Je ne suis pas non plus un grand fan de Spike Lee mais ce film se regarde très bien.
Nous avions eu l’occasion de discuter du format avec Bruce, et en particulier des caractéristiques rebutantes qu’il relève : grosses cellules de texte, pas d’action, etc. Je n’avais pas réussi à le convaincre qu’il n’y a pas beaucoup d’alternative pour écrire la biographie d’un tel personnage historique en bande dessinée. Au vu du sujet, ce type de comics est forcément confidentiel, c’est-à-dire un petit tirage. Pour rester à un prix raisonnable, les auteurs doivent se contenter d’une pagination relativement faible, et inclure beaucoup d’informations pour faire comprendre le contexte et la complexité de la situation.
Je ne suis pas non plus fan de Spike Lee, ni de Malcolm X, mais le film était bien.

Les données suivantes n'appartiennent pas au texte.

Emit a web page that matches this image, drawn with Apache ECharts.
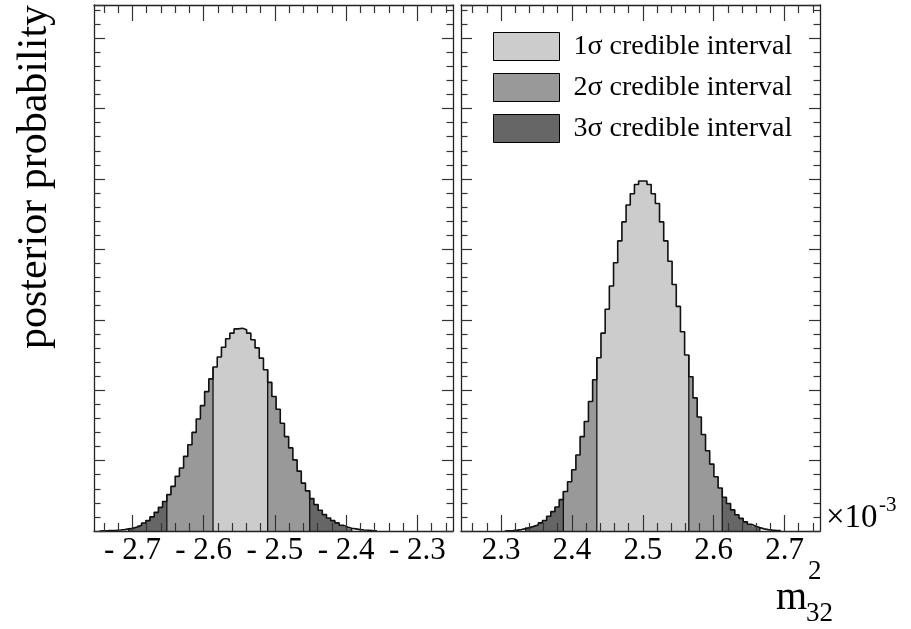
<!DOCTYPE html>
<html>
<head>
<meta charset="utf-8">
<script src="https://cdn.jsdelivr.net/npm/echarts@6/dist/echarts.min.js"></script>
<style>
  html, body { margin: 0; padding: 0; background: #fff; }
  #chart { width: 911px; height: 629px; }
</style>
</head>
<body>
<div id="chart"></div>
<script>
// Posterior of m^2_32 (units of 1e-3), inverted (left) and normal (right) branch
const binWidth = 0.0059;
const leftBinStart = -2.7462;
const rightBinStart = 2.3053;

const leftHeights = [
  0.004, 0.005, 0.007, 0.01, 0.014, 0.02, 0.03, 0.038, 0.058, 0.081, 0.114, 0.147, 0.20, 0.265,
  0.336, 0.42, 0.516, 0.634, 0.776, 0.895, 1.06, 1.225, 1.40, 1.59, 1.78, 1.98, 2.16,
  2.33, 2.47, 2.61, 2.73, 2.81, 2.87, 2.88, 2.857, 2.81, 2.715, 2.60, 2.455, 2.29,
  2.11, 1.91, 1.73, 1.53, 1.34, 1.18, 1.01, 0.85, 0.68, 0.57,
  0.46, 0.375, 0.295, 0.233, 0.185, 0.147, 0.115, 0.081, 0.058, 0.038, 0.03, 0.02, 0.014, 0.01, 0.006, 0.004
];
const rightHeights = [
  0.004, 0.006, 0.012, 0.02, 0.034, 0.048, 0.067, 0.086, 0.115, 0.15, 0.21, 0.275, 0.34, 0.445,
  0.56, 0.70, 0.87, 1.08, 1.34, 1.556, 1.84, 2.147, 2.46, 2.81, 3.15, 3.48, 3.81, 4.12, 4.39, 4.63, 4.79, 4.92, 4.97,
  4.97, 4.92, 4.79, 4.65, 4.39, 4.12, 3.83, 3.50, 3.19, 2.83, 2.50, 2.19, 1.89, 1.62, 1.37, 1.14,
  0.95, 0.77, 0.61, 0.48, 0.39, 0.30, 0.23, 0.18, 0.13, 0.095, 0.067, 0.048, 0.03, 0.02, 0.013, 0.008, 0.005
];

// Credible interval bounds [low, high]
const leftSigma1 = [-2.5869, -2.5102];
const leftSigma2 = [-2.6518, -2.4512];
const leftSigma3 = [-2.7049, -2.3922];
const rightSigma1 = [2.4351, 2.5649];
const rightSigma2 = [2.3879, 2.6121];
const rightSigma3 = [2.3348, 2.6652];

// Axis ranges and ticks
const leftRange = [-2.754, -2.25];
const rightRange = [2.2435, 2.75];
const leftTicks = [-2.7, -2.6, -2.5, -2.4, -2.3];
const rightTicks = [2.3, 2.4, 2.5, 2.6, 2.7];
const leftMinorTicks = [-2.74, -2.72, -2.68, -2.66, -2.64, -2.62, -2.58, -2.56, -2.54, -2.52,
  -2.48, -2.46, -2.44, -2.42, -2.38, -2.36, -2.34, -2.32, -2.28, -2.26];
const rightMinorTicks = [2.26, 2.28, 2.32, 2.34, 2.36, 2.38, 2.42, 2.44, 2.46, 2.48,
  2.52, 2.54, 2.56, 2.58, 2.62, 2.64, 2.66, 2.68, 2.72, 2.74];
const yRange = [0, 7.47];

const seriesNames = ['1σ credible interval', '2σ credible interval', '3σ credible interval'];
const fillColors = ['#cccccc', '#999999', '#666666', '#ffffff'];

const FONT = 'Liberation Serif';
const INK = '#111';

function regionOf(c, s1, s2, s3) {
  if (c > s1[0] && c < s1[1]) return 0;
  if (c > s2[0] && c < s2[1]) return 1;
  if (c > s3[0] && c < s3[1]) return 2;
  return 3;
}

// one filled bin; edges snapped outward to whole pixels so neighbours leave no seam
function binRect(params, api) {
  const p0 = api.coord([api.value(0), 0]);
  const p1 = api.coord([api.value(1), api.value(2)]);
  const xl = Math.floor(p0[0]), xr = Math.ceil(p1[0]);
  return {
    type: 'rect',
    shape: { x: xl, y: p1[1], width: xr - xl, height: p0[1] - p1[1] },
    style: { fill: api.visual('color') }
  };
}

function edgeLine(params, api) {
  const a = api.coord([api.value(0), 0]);
  const b = api.coord([api.value(0), api.value(1)]);
  return {
    type: 'line',
    shape: { x1: a[0], y1: a[1], x2: b[0], y2: b[1] },
    style: { stroke: INK, lineWidth: 1.3 }
  };
}

function panelSeries(p, start, heights, s1, s2, s3) {
  const out = [];
  const groups = [[], [], [], []];
  heights.forEach((h, i) => {
    const x0 = start + i * binWidth, x1 = x0 + binWidth;
    groups[regionOf((x0 + x1) / 2, s1, s2, s3)].push([x0, x1, h]);
  });
  // draw outer regions first so inner ones cover shared pixels
  [3, 2, 1, 0].forEach(g => {
    out.push({
      type: 'custom',
      name: g < 3 ? seriesNames[g] : 'outside',
      xAxisIndex: 4 * p, yAxisIndex: 2 * p,
      renderItem: binRect,
      itemStyle: { color: fillColors[g], borderColor: '#000', borderWidth: 1 },
      encode: { x: [0, 1], y: 2 },
      data: groups[g], z: 1, silent: true, clip: true
    });
  });
  // histogram outline
  const n = heights.length;
  const outline = [[start, 0]];
  heights.forEach((h, i) => outline.push([start + i * binWidth, h]));
  outline.push([start + n * binWidth, heights[n - 1]]);
  outline.push([start + n * binWidth, 0]);
  out.push({
    type: 'line', step: 'end', data: outline, symbol: 'none', silent: true,
    xAxisIndex: 4 * p, yAxisIndex: 2 * p, z: 3,
    lineStyle: { color: INK, width: 1.6 }
  });
  // vertical lines at interval boundaries
  const edges = [s1[0], s1[1], s2[0], s2[1], s3[0], s3[1]].map(e => {
    const k = Math.round((e - start) / binWidth);
    return [e, Math.max(heights[k - 1] || 0, heights[k] || 0)];
  });
  out.push({
    type: 'custom', renderItem: edgeLine, data: edges, silent: true,
    xAxisIndex: 4 * p, yAxisIndex: 2 * p, z: 3, encode: { x: 0, y: 1 }
  });
  return out;
}

function xAxes(p, range, ticks, minors) {
  const base = {
    gridIndex: p, type: 'value', min: range[0], max: range[1], z: 10,
    splitLine: { show: false }
  };
  const line = { show: true, onZero: false, lineStyle: { color: '#222', width: 1.3 } };
  const tickStyle = { color: '#333', width: 1.2 };
  const fmt = v => (v < 0 ? '- ' + Math.abs(v).toFixed(1) : v.toFixed(1));
  return [
    Object.assign({}, base, {
      position: 'bottom', axisLine: line,
      axisTick: { show: true, inside: true, length: 16, customValues: ticks, lineStyle: tickStyle },
      axisLabel: { show: true, customValues: ticks, formatter: fmt, margin: 4,
        fontFamily: FONT, fontSize: 31, color: '#000' }
    }),
    Object.assign({}, base, {
      position: 'bottom', axisLine: { show: false, onZero: false },
      axisTick: { show: true, inside: true, length: 8, customValues: minors, lineStyle: tickStyle },
      axisLabel: { show: false }
    }),
    Object.assign({}, base, {
      position: 'top', axisLine: line,
      axisTick: { show: true, inside: true, length: 16, customValues: ticks, lineStyle: tickStyle },
      axisLabel: { show: false }
    }),
    Object.assign({}, base, {
      position: 'top', axisLine: { show: false, onZero: false },
      axisTick: { show: true, inside: true, length: 8, customValues: minors, lineStyle: tickStyle },
      axisLabel: { show: false }
    })
  ];
}

function yAxes(p) {
  const make = pos => ({
    gridIndex: p, type: 'value', position: pos, min: yRange[0], max: yRange[1], interval: 1, z: 10,
    axisLine: { show: true, onZero: false, lineStyle: { color: '#222', width: 1.3 } },
    axisTick: { show: true, inside: true, length: 11, lineStyle: { color: '#333', width: 1.2 } },
    minorTick: { show: true, splitNumber: 5, length: 6.5, lineStyle: { color: '#333', width: 1.2 } },
    axisLabel: { show: false },
    splitLine: { show: false }
  });
  return [make('left'), make('right')];
}

const chart = echarts.init(document.getElementById('chart'), null, { renderer: 'canvas' });

const textEl = (text, x, y, size, extra) => Object.assign({
  type: 'text', x: x, y: y, silent: true,
  style: { text: text, font: size + 'px "' + FONT + '"', fill: '#000',
    textAlign: 'left', textVerticalAlign: 'middle', align: 'left', verticalAlign: 'middle' }
}, extra || {});

chart.setOption({
  animation: false,
  backgroundColor: '#fff',
  grid: [
    { left: 94, top: 5, width: 359, height: 526 },
    { left: 461, top: 5, width: 359, height: 526 }
  ],
  xAxis: [].concat(xAxes(0, leftRange, leftTicks, leftMinorTicks), xAxes(1, rightRange, rightTicks, rightMinorTicks)),
  yAxis: [].concat(yAxes(0), yAxes(1)),
  legend: {
    data: seriesNames, left: 493, top: 32, padding: 0,
    orient: 'vertical', icon: 'rect', itemWidth: 66, itemHeight: 28, itemGap: 12,
    selectedMode: false,
    itemStyle: { borderColor: '#000', borderWidth: 1 },
    textStyle: { fontFamily: FONT, fontSize: 28, color: '#000', padding: [0, 0, 0, 9] }
  },
  series: [].concat(
    panelSeries(0, leftBinStart, leftHeights, leftSigma1, leftSigma2, leftSigma3),
    panelSeries(1, rightBinStart, rightHeights, rightSigma1, rightSigma2, rightSigma3)
  ),
  graphic: [
    textEl('posterior probability', 35, 177, 42,
      { rotation: Math.PI / 2, style: { text: 'posterior probability', font: '42px "' + FONT + '"', fill: '#000',
        textAlign: 'center', align: 'center', textVerticalAlign: 'middle', verticalAlign: 'middle' } }),
    textEl('×10', 826, 518, 33),
    textEl('-3', 879, 505, 21),
    textEl('m', 776, 598, 40),
    textEl('2', 808, 572, 27),
    textEl('32', 806, 614, 27)
  ]
});
</script>
</body>
</html>
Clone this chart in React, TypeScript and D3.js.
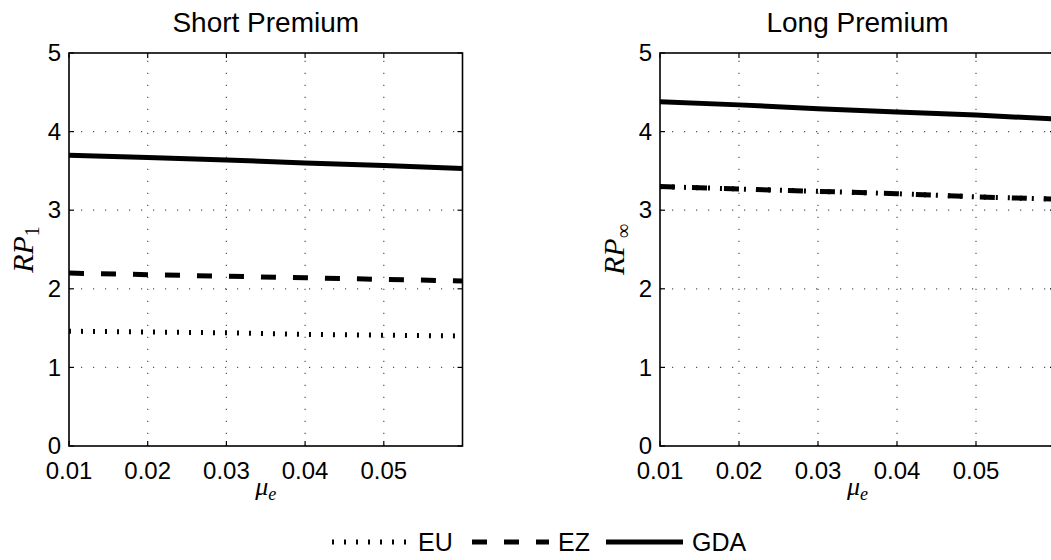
import React from "react";
import * as d3 from "d3";

// mu_e values
const muE = [0.01, 0.02, 0.03, 0.04, 0.05, 0.06];
const xTicks = [0.01, 0.02, 0.03, 0.04, 0.05];
const yTicks = [0, 1, 2, 3, 4, 5];

// Short premium RP_1
const shortEU = [1.46, 1.45, 1.44, 1.42, 1.41, 1.4];
const shortEZ = [2.2, 2.18, 2.16, 2.14, 2.12, 2.1];
const shortGDA = [3.7, 3.67, 3.64, 3.6, 3.57, 3.53];

// Long premium RP_inf
const longEU = [3.3, 3.27, 3.24, 3.21, 3.17, 3.14];
const longEZ = [3.3, 3.27, 3.24, 3.21, 3.17, 3.14];
const longGDA = [4.38, 4.34, 4.29, 4.25, 4.21, 4.16];

const W = 1051;
const H = 560;
const SANS = "'Liberation Sans', Arial, Helvetica, sans-serif";
const SERIF = "'Liberation Serif', 'Times New Roman', serif";

const STYLES = {
  EU: { width: 5, dash: "2 10" },
  EZ: { width: 5, dash: "15 17" },
  GDA: { width: 5, dash: undefined },
};

type Series = { name: "EU" | "EZ" | "GDA"; values: number[] };

const Panel = ({ x0, x1, title, sub, series }: { x0: number; x1: number; title: string; sub: string; series: Series[] }) => {
  const xScale = d3.scaleLinear().domain([0.01, 0.06]).range([x0, x1]);
  const yScale = d3.scaleLinear().domain([0, 5]).range([446, 53]);
  const line = d3
    .line<number>()
    .x((_, i) => xScale(muE[i]))
    .y((d) => yScale(d));
  const top = yScale(5);
  const bottom = yScale(0);
  const cx = (x0 + x1) / 2;
  const tickLen = 5;

  return (
    <g>
      {/* grid */}
      {yTicks.slice(1, -1).map((t) => (
        <line key={"gy" + t} x1={x0} x2={x1} y1={yScale(t)} y2={yScale(t)} stroke="#555" strokeWidth={1.2} strokeDasharray="1.2 10.8" />
      ))}
      {xTicks.slice(1).map((t) => (
        <line key={"gx" + t} x1={xScale(t)} x2={xScale(t)} y1={bottom} y2={top} stroke="#555" strokeWidth={1.2} strokeDasharray="1.2 10.8" />
      ))}
      {/* series */}
      {series.map((s) => (
        <path
          key={s.name}
          d={line(s.values) || ""}
          fill="none"
          stroke="#000"
          strokeWidth={STYLES[s.name].width}
          strokeDasharray={STYLES[s.name].dash}
        />
      ))}
      {/* box */}
      <rect x={x0} y={top} width={x1 - x0} height={bottom - top} fill="none" stroke="#000" strokeWidth={1.6} />
      {/* ticks */}
      {xTicks.map((t) => (
        <g key={"tx" + t}>
          <line x1={xScale(t)} x2={xScale(t)} y1={bottom} y2={bottom - tickLen} stroke="#000" strokeWidth={1.2} />
          <line x1={xScale(t)} x2={xScale(t)} y1={top} y2={top + tickLen} stroke="#000" strokeWidth={1.2} />
          <text x={xScale(t)} y={479} textAnchor="middle" fontFamily={SANS} fontSize={24}>
            {d3.format(".2f")(t)}
          </text>
        </g>
      ))}
      {yTicks.map((t) => (
        <g key={"ty" + t}>
          <line x1={x0} x2={x0 + tickLen} y1={yScale(t)} y2={yScale(t)} stroke="#000" strokeWidth={1.2} />
          <line x1={x1} x2={x1 - tickLen} y1={yScale(t)} y2={yScale(t)} stroke="#000" strokeWidth={1.2} />
          <text x={x0 - 8} y={yScale(t)} dy="0.34em" textAnchor="end" fontFamily={SANS} fontSize={24}>
            {t}
          </text>
        </g>
      ))}
      {/* title */}
      <text x={cx} y={32} textAnchor="middle" fontFamily={SANS} fontSize={28}>
        {title}
      </text>
      {/* x label */}
      <text x={cx} y={495} textAnchor="middle" fontFamily={SERIF} fontSize={26} fontStyle="italic">
        μ
        <tspan fontSize={18} dy={5}>
          e
        </tspan>
      </text>
      {/* y label */}
      <text
        transform={`translate(${x0 - 36},${yScale(2.5)}) rotate(-90)`}
        textAnchor="middle"
        fontFamily={SERIF}
        fontSize={30}
        fontStyle="italic"
      >
        RP
        <tspan fontSize={20} fontStyle="normal" dy={6}>
          {sub}
        </tspan>
      </text>
    </g>
  );
};

const legendItems: Series["name"][] = ["EU", "EZ", "GDA"];
const legendX = [332, 472, 606];

export default function App() {
  return (
    <svg width={W} height={H} style={{ position: "absolute", left: 0, top: 0, background: "#fff" }}>
      <Panel
        x0={69}
        x1={462.5}
        title="Short Premium"
        sub="1"
        series={[
          { name: "EU", values: shortEU },
          { name: "EZ", values: shortEZ },
          { name: "GDA", values: shortGDA },
        ]}
      />
      <Panel
        x0={660}
        x1={1055}
        title="Long Premium"
        sub="∞"
        series={[
          { name: "EU", values: longEU },
          { name: "EZ", values: longEZ },
          { name: "GDA", values: longGDA },
        ]}
      />
      {/* legend */}
      {legendItems.map((name, i) => (
        <g key={name}>
          <line
            x1={legendX[i]}
            x2={legendX[i] + 77}
            y1={542}
            y2={542}
            stroke="#000"
            strokeWidth={5}
            strokeDasharray={STYLES[name].dash}
          />
          <text x={legendX[i] + 86} y={551} fontFamily={SANS} fontSize={25}>
            {name}
          </text>
        </g>
      ))}
    </svg>
  );
}
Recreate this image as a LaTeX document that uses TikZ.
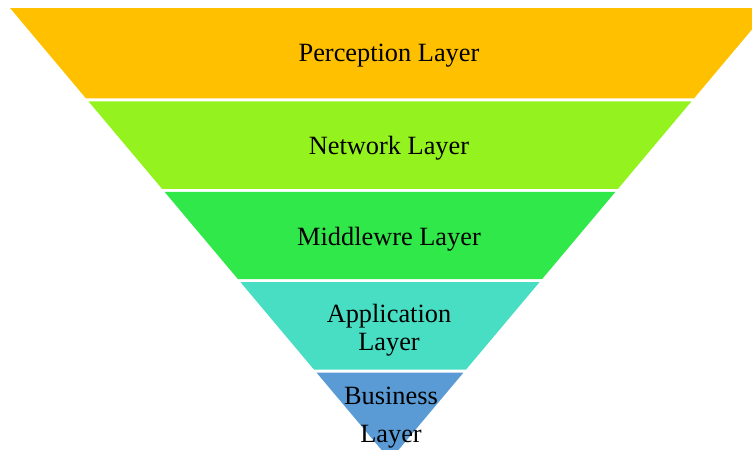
\documentclass[tikz,border=0pt]{standalone}
\usepackage{fontspec}
\setmainfont{Liberation Serif}
\usepackage{tikz}

\definecolor{perceptionc}{RGB}{255,192,0}
\definecolor{networkc}{RGB}{148,242,30}
\definecolor{middlec}{RGB}{48,232,74}
\definecolor{appc}{RGB}{72,222,196}
\definecolor{businessc}{RGB}{91,155,213}

\tikzset{
  layertext/.style={align=center, font=\fontsize{15}{16}\selectfont, text=black},
}

\begin{document}
\begin{tikzpicture}[x=0.02cm, y=-0.02cm]
\useasboundingbox (0,0) rectangle (752,450);
\clip (0,0) rectangle (752,450);
% inverted triangle: top edge at y=8 from x=10 to x=770, apex at (390,460)
\foreach \col [count=\i from 0] in {perceptionc,networkc,middlec,appc,businessc}{
  \pgfmathsetmacro{\ytop}{8+90.4*\i+(\i>0)*3}
  \pgfmathsetmacro{\ybot}{8+90.4*(\i+1)}
  \pgfmathsetmacro{\lt}{10+(\ytop-8)*0.8407}
  \pgfmathsetmacro{\lb}{10+(\ybot-8)*0.8407}
  \fill[\col] (\lt,\ytop) -- (780-\lt,\ytop) -- (780-\lb,\ybot) -- (\lb,\ybot) -- cycle;
}
\node[layertext] (perception) at (389,56) {Perception Layer};
\node[layertext] (network) at (389,148) {Network Layer};
\node[layertext] (middleware) at (389,239) {Middlewre Layer};
\node[layertext] (application) at (389,330) {Application\\Layer};
\node[layertext] (business) at (391,418) {Business\\[5.5pt]Layer};
\end{tikzpicture}
\end{document}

Je n’ai cependant pas envie de le revoir, ni de lire cette bd qui me semble bien austère. Ce n’est pas de ton fait, Présence, puisque l’article est nickel comme d’habitude, mais parce qu’à la vue des scans, je ressens la même vision que Bruce : trop littéral et documentaire, y compris dans la narration. Le documentaire en bd peut vite être exténuant à lire, même des œuvres réussies comme Dol de Squarzoni ou Le journal de Fabrice Neaud ont des moments rébarbatifs ou trop explicatifs. Ce ne sont pas des lectures faciles et le sujet doit vouloir fortement intéresser le lecteur avant même qu’il ne s’y aventure.
Ici le dessin semble trop proche de la photo et ces pavés de texte m’inquiètent. Je suis certain, en lisant Présence, que l’exercice est réussi, mais cela ne m’attire pas pour le moment. Tu me donnes envie de relire Le photographe de Guibert, Lefèvre et Lemercier…
Une chronique étayée comme toujours sur des éléments solides. Mais je ne suis pas friand des biographies en BD ou des biopic, je trouve que rares sont les fois où les auteurs arrivent à s’affranchir de la narration linéaire et à avoir un regard personnel et critique sur leur sujet.
L’influence de Malcom X sur la culture populaire afro-américaine est manifeste et il avait une vision mondialiste de la condition noire (en France notamment) qu’il expose clairement dans son dernier discours à Rochester. On retrouve notamment cette influence dans le Colère noire de Ta-Nehisi Coates, paru en France en janvier dernier, et qui est un livre que je conseille à tous ceux que le sujet intéresse.
Pour accompagner ton choix de BO, la cover du deuxième album de l’autre groupe de rap politique emblématique des années 80 et son leader KRS-One est un hommage à la photo la plus célèbre de Malcom X et à sa citation empruntée à Sartre:http://www.seekacover.com/cd/by%2Ball%2Bmeans%2Bnecessary
Merci pour la BO supplémentaire car il s’agit d’un pan de la musique que je ne connais pas faute de l’apprécier.
Pour moi, cette biographie a le mérite d’exister. Il est vraisemblable que les auteurs aient dû s’en tenir à un format court pour pouvoir être économiquement viable, ce qui explique la démarche factuelle, au détriment de la dimension analytique. En outre, rares sont les auteurs de BD capables de réaliser un ouvrage historique analytique.
Le fond est intéressant mais la forme semble assez aride, en tout cas pas assez séduisante pour moi. Merci quand même pour ma culture (j’écrivais toujours Malcom au lieu de Malcolm…)
Gasp, moi aussi je viens d’écorcher par deux fois son nom…
C’est en rédigeant cet article que j’ai découvert que Malcolm s’écrit avec 2 L. En posant la question à quelques personnes de mon entourage, je me suis aperçu que la plupart faisaient la même omission, y compris mes enfants, pourtant spectateurs assidus de la série télévisuelle Malcolm en VF (Malcolm in the middle, en VO).